A portfolio manager and senior independent executive adviser at a Secaucus-based real estate fund was charged with using a sham loan document to defraud an investor of hundreds of thousands of dollars, according to Acting U.S. Attorney Rachael A. Honig.
Thomas Nicholas Salzano, aka “Nick Salzano,” of Secaucus, was charged by complaint with one count of wire fraud and one count of aggravated identity theft.
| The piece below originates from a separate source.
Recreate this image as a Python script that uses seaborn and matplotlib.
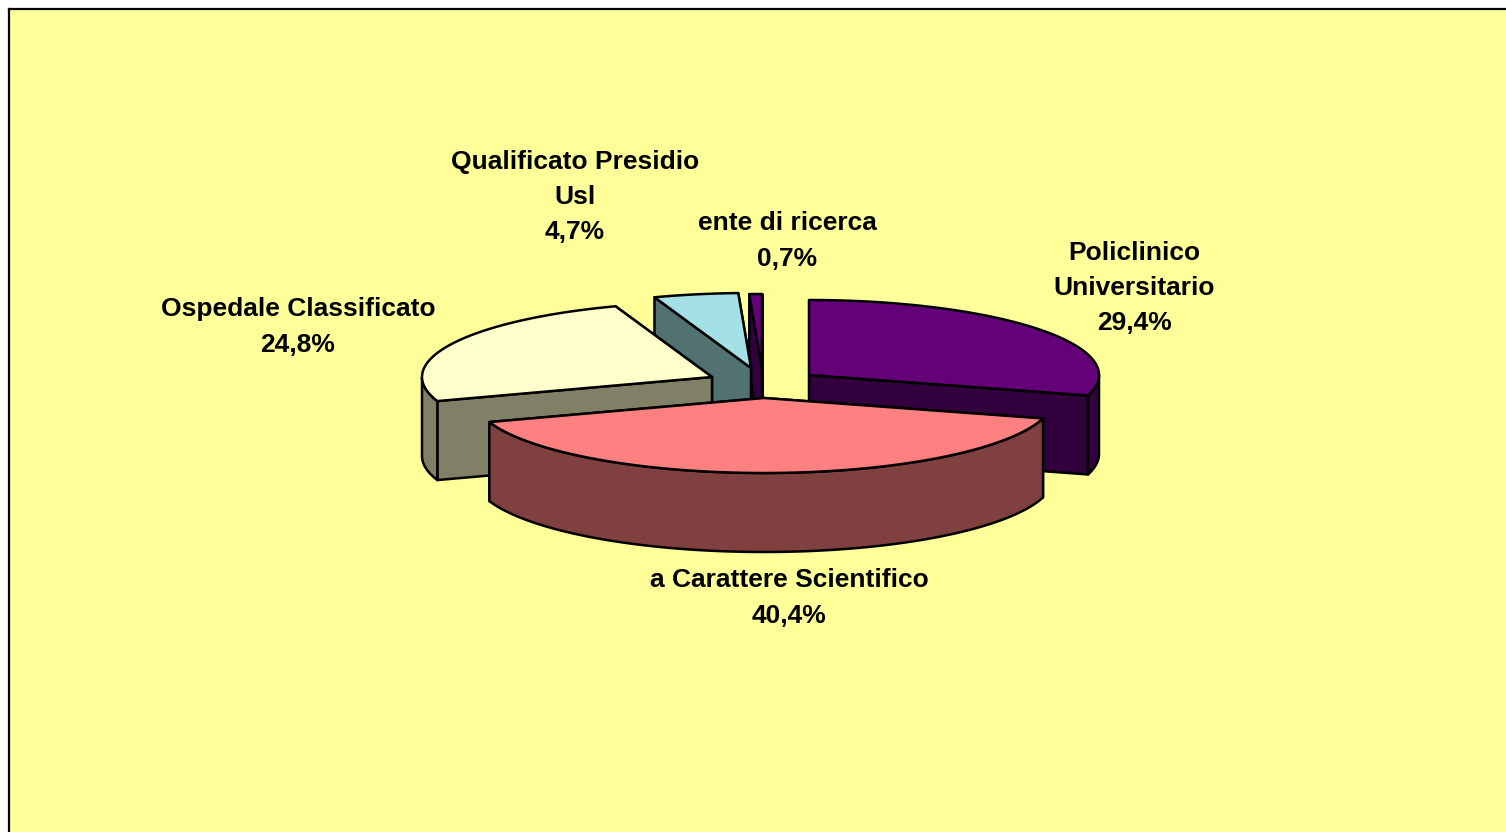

Salzano appeared by videoconference on March 4, before U.S. Magistrate Judge Leda Dunn Wettre and was released on a $100,000 unsecured bond.
Allegedly defrauding investors
According to documents filed in this case and statements made in court, Salzano was employed at National Realty Investment Advisors (NRIA), a private real estate management fund with a purported $1.25 billion in assets under management as of 2021.
According to the documents, in May 2018, Victim 1 purchased three purported units in NRIA’s real estate investment fund for $150,000, after hearing an advertisement for the fund on the radio. Individual 1, a vice president and senior independent project manager at NRIA, offered Victim 1 a guaranteed 6 percent return for each unit purchased, paid monthly, for the first two to two-and-a-half years of the five-year term, and the potential of greater guaranteed returns after the initial period.
Near the end of 2018, Individual 1 approached Victim 1 about a supposed new opportunity to become a joint venture partner with NRIA in a property in North Bergen, allegedly owned by NRIA. According to Individual 1, the minimum investment was $300,000, and Victim 1 could use her original $150,000 investment in the NRIA fund toward the required $300,000 investment in the North Bergen property.
According to documents, victim 1 asked Individual 1 for more information on the North Bergen property. Individual 1 sent Victim 1 materials purporting to show that NRIA intended to obtain a $25 million bank loan on the property. Victim 1 asked for information on the loan. Individual 1 then referred Victim 1 to Salzano.
Twenty years in prison?
On Jan. 17, 2019, Salzano emailed Victim 1 a purported letter of intent (LOI) from Lender 1, a loan provider for estate investors and developers, purportedly signed by Victim 2, the chief executive officer of Lender 1. The LOI sent by Salzano was allegedly fraudulent. A representative later confirmed that the letter was fraudulent and that Victim 2’s signature was forged.
The wire fraud charge carries a maximum potential penalty of 20 years in prison and a fine of $250,000. The aggravated identity theft charge is punishable by a mandatory sentence of two years in prison to be served consecutively to any other term of imprisonment imposed.
Acting U.S. Attorney Honig credited special agents of the FBI, under the direction of Special Agent in Charge George M. Crouch Jr. in Newark, with the investigation leading to the charges.
The government is represented by Assistant U.S. Attorneys Andrew Macurdy and Jonathan Fayer of the of the U.S. Attorney’s Office of Economic Crimes Unit.
The charges and allegations in the complaint are merely accusations. The defendant is presumed innocent unless and until proven guilty.